» **Instructions for the task**: Pull out all lines from the listing below in which the word "this" appears.

» **Information supplied**:
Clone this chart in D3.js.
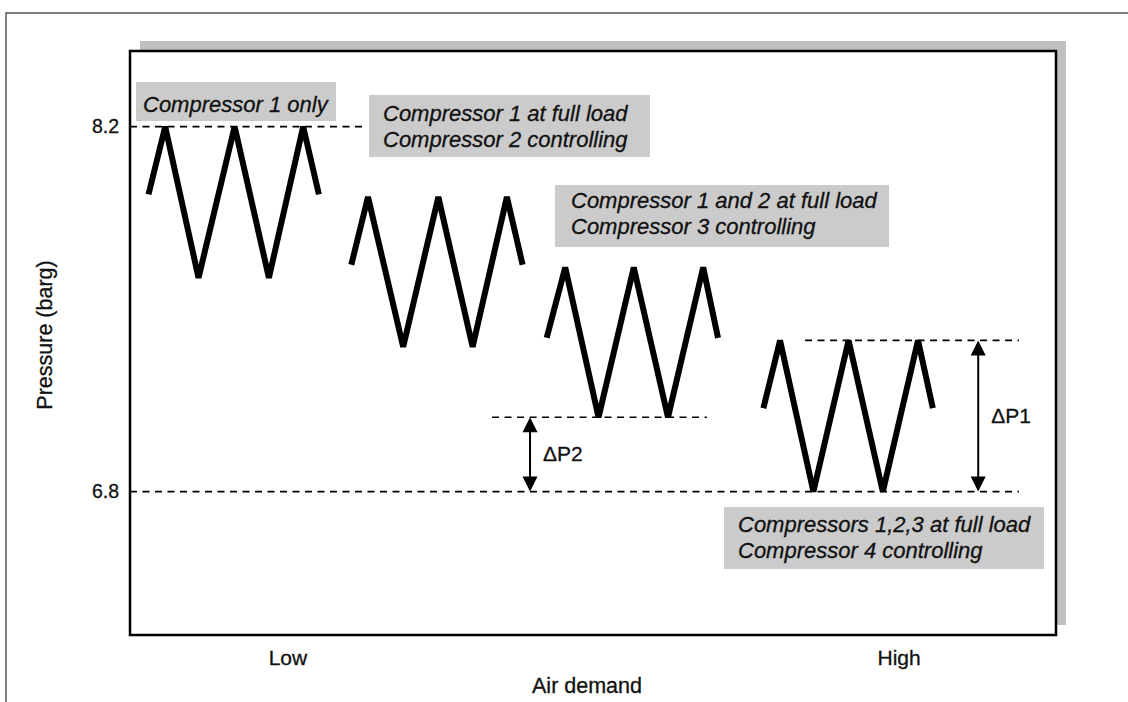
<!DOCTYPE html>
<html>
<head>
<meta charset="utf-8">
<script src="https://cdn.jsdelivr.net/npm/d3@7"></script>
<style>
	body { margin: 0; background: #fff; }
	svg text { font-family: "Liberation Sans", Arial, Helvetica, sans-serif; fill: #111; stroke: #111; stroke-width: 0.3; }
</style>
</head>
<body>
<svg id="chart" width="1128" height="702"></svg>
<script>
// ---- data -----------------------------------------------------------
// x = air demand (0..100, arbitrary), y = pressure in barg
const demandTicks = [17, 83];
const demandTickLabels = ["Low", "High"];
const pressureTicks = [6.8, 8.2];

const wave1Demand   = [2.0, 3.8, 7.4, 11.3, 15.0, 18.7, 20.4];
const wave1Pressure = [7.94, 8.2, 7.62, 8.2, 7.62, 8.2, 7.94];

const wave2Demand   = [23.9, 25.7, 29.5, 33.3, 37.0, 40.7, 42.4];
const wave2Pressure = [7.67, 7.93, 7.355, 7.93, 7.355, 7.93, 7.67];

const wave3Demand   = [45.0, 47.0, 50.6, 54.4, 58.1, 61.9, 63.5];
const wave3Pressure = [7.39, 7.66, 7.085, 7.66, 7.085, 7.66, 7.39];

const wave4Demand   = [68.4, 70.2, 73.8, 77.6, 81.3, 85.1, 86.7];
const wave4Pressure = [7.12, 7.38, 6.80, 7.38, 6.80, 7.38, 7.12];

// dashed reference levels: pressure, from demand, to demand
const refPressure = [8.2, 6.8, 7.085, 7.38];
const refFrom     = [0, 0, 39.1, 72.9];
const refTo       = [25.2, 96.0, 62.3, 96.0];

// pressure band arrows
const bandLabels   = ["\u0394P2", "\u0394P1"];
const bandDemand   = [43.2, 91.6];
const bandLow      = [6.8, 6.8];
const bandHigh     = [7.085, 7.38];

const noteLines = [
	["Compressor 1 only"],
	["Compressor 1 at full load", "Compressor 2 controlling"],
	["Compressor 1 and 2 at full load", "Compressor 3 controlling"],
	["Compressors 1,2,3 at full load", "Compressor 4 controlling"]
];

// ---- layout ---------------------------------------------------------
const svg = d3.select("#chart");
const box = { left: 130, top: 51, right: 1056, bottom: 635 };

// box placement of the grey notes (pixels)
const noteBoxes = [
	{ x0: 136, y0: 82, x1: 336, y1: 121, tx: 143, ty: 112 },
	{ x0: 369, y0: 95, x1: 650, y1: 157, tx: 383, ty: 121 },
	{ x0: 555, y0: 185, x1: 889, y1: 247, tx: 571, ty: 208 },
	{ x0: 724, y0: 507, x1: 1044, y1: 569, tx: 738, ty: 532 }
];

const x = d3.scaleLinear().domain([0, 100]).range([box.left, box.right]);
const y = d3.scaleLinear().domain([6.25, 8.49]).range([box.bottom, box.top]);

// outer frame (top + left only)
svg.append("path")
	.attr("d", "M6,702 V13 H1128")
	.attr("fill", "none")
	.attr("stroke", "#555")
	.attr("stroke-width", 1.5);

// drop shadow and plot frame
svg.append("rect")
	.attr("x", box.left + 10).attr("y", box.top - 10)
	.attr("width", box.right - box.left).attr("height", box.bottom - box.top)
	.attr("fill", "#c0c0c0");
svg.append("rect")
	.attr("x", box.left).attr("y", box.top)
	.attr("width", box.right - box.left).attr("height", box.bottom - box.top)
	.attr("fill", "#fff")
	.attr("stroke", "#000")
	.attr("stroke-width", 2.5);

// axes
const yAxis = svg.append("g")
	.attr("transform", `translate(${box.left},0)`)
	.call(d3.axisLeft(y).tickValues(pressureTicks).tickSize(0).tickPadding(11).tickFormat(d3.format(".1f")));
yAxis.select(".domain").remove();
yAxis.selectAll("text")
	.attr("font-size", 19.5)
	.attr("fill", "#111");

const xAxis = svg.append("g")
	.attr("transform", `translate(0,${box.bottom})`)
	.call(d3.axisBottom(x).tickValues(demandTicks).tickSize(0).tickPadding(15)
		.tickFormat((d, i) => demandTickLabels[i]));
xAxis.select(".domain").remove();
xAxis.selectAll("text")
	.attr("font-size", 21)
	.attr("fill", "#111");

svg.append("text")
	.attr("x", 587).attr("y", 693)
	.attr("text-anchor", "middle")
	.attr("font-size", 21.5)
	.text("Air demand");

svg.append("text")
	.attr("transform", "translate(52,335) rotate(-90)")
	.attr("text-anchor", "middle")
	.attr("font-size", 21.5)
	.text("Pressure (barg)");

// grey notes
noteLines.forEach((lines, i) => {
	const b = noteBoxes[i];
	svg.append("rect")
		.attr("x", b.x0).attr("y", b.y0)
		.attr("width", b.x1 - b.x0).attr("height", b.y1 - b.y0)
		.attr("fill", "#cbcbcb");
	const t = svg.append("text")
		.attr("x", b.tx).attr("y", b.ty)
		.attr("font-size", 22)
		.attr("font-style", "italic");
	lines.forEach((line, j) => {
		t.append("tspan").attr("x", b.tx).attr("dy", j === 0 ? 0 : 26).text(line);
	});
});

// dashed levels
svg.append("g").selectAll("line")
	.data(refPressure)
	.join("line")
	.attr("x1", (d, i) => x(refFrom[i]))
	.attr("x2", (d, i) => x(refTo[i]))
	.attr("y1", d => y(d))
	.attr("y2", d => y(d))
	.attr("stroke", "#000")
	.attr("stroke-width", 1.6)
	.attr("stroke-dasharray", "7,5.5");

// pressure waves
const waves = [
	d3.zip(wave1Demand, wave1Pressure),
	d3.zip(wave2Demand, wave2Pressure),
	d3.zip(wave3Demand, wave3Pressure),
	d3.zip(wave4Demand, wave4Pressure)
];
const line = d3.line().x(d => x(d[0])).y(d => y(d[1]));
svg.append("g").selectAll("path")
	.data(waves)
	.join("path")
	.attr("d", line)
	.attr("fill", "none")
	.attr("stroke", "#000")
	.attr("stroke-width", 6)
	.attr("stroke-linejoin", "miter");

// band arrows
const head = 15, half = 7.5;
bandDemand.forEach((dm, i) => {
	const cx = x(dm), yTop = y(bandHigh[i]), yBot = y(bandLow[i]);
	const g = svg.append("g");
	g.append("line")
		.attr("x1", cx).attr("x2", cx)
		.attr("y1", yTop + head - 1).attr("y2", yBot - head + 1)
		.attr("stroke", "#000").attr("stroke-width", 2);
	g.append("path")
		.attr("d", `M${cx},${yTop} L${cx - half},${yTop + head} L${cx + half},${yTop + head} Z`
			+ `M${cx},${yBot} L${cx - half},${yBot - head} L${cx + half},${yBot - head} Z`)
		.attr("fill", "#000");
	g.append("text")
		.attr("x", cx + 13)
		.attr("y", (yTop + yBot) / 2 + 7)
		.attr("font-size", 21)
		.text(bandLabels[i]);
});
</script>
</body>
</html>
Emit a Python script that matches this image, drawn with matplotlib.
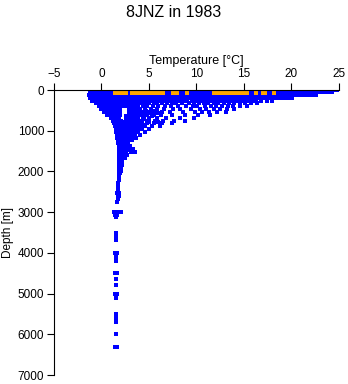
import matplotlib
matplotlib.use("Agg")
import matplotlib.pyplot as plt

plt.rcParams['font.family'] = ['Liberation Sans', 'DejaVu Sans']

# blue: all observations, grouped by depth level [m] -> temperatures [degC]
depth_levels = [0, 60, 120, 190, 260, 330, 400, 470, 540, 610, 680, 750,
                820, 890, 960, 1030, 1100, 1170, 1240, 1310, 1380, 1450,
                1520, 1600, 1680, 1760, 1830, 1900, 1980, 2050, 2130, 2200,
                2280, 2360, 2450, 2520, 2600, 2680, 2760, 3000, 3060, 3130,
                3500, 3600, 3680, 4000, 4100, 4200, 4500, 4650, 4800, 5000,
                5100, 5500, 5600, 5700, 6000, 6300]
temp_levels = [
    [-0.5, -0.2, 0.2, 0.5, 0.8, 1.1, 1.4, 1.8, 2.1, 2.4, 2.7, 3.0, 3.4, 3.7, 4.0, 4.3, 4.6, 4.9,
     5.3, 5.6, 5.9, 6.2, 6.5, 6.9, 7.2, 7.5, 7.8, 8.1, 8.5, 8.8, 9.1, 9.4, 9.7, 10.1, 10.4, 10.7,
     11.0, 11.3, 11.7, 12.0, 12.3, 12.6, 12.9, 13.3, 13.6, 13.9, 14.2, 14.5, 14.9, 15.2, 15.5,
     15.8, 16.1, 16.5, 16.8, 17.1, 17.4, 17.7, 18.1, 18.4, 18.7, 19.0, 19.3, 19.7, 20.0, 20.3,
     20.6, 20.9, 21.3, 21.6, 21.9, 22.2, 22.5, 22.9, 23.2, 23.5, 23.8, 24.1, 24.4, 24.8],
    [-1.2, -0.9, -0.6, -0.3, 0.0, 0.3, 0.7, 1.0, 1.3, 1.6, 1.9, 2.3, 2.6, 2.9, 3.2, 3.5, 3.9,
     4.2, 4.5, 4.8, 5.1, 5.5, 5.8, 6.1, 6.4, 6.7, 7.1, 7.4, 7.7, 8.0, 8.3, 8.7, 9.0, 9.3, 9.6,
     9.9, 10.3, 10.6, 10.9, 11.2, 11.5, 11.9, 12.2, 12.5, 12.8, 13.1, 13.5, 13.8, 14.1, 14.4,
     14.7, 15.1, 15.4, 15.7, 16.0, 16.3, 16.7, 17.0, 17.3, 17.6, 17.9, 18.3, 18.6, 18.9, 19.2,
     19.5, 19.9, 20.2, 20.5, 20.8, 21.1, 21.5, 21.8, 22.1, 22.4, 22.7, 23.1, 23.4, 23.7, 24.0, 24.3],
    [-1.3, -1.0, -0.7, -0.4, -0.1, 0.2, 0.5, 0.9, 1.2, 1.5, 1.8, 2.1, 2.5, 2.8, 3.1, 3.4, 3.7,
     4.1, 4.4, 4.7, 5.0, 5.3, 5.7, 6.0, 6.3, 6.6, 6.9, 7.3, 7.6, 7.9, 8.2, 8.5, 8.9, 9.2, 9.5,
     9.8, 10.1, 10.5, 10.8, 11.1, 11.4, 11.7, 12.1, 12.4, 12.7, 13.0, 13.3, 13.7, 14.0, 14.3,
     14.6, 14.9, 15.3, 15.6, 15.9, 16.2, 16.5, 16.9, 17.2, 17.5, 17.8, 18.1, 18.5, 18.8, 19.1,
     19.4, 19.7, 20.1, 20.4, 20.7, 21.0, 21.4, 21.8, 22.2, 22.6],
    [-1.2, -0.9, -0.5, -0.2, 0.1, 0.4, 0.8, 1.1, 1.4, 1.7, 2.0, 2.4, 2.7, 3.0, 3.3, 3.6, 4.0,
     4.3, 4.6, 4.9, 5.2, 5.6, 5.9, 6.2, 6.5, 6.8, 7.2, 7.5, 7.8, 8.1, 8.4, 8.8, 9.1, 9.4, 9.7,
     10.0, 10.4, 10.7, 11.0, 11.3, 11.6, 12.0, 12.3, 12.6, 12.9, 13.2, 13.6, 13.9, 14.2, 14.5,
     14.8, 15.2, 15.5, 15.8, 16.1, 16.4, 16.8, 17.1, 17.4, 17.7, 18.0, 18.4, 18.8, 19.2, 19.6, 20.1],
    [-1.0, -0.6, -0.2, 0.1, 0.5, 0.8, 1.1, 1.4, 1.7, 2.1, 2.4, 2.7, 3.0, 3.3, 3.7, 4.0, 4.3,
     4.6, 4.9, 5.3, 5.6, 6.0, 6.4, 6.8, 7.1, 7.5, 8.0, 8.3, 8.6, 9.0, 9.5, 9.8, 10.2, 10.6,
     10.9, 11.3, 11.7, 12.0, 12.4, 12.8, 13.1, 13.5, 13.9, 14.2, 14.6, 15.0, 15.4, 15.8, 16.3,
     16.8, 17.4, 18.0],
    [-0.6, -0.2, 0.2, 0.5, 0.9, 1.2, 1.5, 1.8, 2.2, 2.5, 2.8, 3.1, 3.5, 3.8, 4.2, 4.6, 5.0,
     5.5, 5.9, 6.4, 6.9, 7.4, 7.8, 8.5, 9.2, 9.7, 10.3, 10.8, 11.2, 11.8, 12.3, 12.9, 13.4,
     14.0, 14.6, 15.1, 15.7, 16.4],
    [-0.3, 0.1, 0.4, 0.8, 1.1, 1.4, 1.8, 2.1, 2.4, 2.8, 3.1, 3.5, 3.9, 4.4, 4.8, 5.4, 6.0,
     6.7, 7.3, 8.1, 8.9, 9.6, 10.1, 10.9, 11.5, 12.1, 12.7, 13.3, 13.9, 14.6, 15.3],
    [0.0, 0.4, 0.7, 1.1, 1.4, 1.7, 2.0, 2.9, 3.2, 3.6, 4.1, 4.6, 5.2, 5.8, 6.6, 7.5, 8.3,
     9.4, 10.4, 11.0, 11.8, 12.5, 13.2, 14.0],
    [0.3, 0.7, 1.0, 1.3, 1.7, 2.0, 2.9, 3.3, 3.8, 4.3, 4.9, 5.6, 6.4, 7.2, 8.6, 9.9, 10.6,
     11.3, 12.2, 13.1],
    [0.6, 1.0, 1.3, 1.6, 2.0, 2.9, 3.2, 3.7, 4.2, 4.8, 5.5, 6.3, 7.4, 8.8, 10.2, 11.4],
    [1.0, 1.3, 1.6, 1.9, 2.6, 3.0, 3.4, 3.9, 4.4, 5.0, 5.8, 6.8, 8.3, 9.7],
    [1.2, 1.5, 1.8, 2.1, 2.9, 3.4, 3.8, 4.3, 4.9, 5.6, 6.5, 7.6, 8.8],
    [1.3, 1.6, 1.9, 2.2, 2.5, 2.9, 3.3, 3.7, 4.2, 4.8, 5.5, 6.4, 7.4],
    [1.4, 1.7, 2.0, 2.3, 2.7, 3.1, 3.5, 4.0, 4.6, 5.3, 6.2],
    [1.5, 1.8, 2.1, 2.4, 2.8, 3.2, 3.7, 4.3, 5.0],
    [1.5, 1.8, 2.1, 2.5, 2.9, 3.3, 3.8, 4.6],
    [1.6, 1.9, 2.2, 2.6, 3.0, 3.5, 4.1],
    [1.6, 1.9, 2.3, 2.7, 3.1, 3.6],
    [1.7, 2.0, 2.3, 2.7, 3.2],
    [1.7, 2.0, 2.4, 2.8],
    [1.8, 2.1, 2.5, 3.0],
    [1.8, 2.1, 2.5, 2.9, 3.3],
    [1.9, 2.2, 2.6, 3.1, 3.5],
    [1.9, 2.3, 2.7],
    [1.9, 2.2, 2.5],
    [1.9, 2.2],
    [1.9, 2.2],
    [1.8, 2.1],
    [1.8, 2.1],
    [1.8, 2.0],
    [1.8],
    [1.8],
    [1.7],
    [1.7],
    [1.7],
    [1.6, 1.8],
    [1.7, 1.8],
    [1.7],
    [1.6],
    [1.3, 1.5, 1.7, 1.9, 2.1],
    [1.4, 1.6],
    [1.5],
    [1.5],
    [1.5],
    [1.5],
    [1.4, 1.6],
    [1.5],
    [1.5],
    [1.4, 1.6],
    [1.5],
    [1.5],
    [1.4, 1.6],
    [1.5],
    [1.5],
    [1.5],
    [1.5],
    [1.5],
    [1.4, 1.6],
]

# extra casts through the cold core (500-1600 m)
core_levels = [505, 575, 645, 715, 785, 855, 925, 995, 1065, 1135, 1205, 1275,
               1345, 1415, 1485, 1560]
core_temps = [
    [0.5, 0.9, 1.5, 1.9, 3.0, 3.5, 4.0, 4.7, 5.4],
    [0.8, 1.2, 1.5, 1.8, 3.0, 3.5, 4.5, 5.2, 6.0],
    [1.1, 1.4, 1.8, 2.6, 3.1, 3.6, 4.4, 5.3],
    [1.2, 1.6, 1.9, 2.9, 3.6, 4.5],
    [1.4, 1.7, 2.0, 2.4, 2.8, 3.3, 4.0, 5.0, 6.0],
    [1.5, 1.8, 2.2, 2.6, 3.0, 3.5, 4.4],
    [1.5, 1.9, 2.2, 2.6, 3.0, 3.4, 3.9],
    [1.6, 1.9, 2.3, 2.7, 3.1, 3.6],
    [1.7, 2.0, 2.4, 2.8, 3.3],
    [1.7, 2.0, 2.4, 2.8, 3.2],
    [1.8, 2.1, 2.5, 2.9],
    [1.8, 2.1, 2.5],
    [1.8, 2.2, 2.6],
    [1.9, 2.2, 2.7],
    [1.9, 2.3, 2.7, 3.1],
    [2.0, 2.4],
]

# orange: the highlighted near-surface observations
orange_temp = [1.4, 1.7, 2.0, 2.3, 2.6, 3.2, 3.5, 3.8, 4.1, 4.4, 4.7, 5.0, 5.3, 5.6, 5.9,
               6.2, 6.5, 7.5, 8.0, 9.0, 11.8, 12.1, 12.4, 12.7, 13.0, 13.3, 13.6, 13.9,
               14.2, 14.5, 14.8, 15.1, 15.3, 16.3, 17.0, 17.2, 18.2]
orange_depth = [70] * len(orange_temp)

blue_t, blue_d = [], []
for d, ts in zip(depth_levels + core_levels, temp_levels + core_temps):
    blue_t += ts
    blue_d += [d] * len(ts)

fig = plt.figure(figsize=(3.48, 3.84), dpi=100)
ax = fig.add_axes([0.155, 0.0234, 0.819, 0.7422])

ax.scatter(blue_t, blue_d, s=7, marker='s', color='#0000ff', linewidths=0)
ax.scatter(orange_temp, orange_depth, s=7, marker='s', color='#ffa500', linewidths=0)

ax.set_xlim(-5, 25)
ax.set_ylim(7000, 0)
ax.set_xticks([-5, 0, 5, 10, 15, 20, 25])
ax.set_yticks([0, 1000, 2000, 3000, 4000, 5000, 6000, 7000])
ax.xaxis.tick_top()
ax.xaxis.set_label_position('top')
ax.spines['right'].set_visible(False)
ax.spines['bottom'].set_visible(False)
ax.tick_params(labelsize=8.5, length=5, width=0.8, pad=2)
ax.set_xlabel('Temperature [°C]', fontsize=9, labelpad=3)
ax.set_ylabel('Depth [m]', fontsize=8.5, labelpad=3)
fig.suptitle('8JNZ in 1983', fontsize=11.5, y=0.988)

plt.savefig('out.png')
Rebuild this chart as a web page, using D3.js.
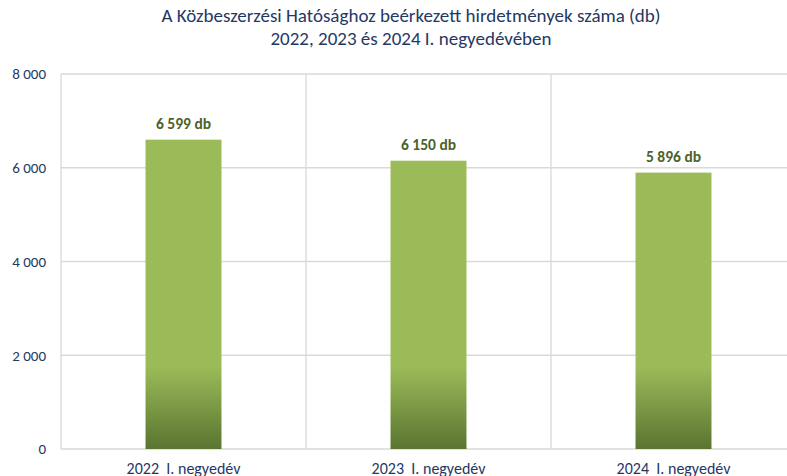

» **Answer below**:
Clone this chart in D3.js.
Emit a Python script that matches this image, drawn with matplotlib.
Rebuild this chart as a web page, using D3.js.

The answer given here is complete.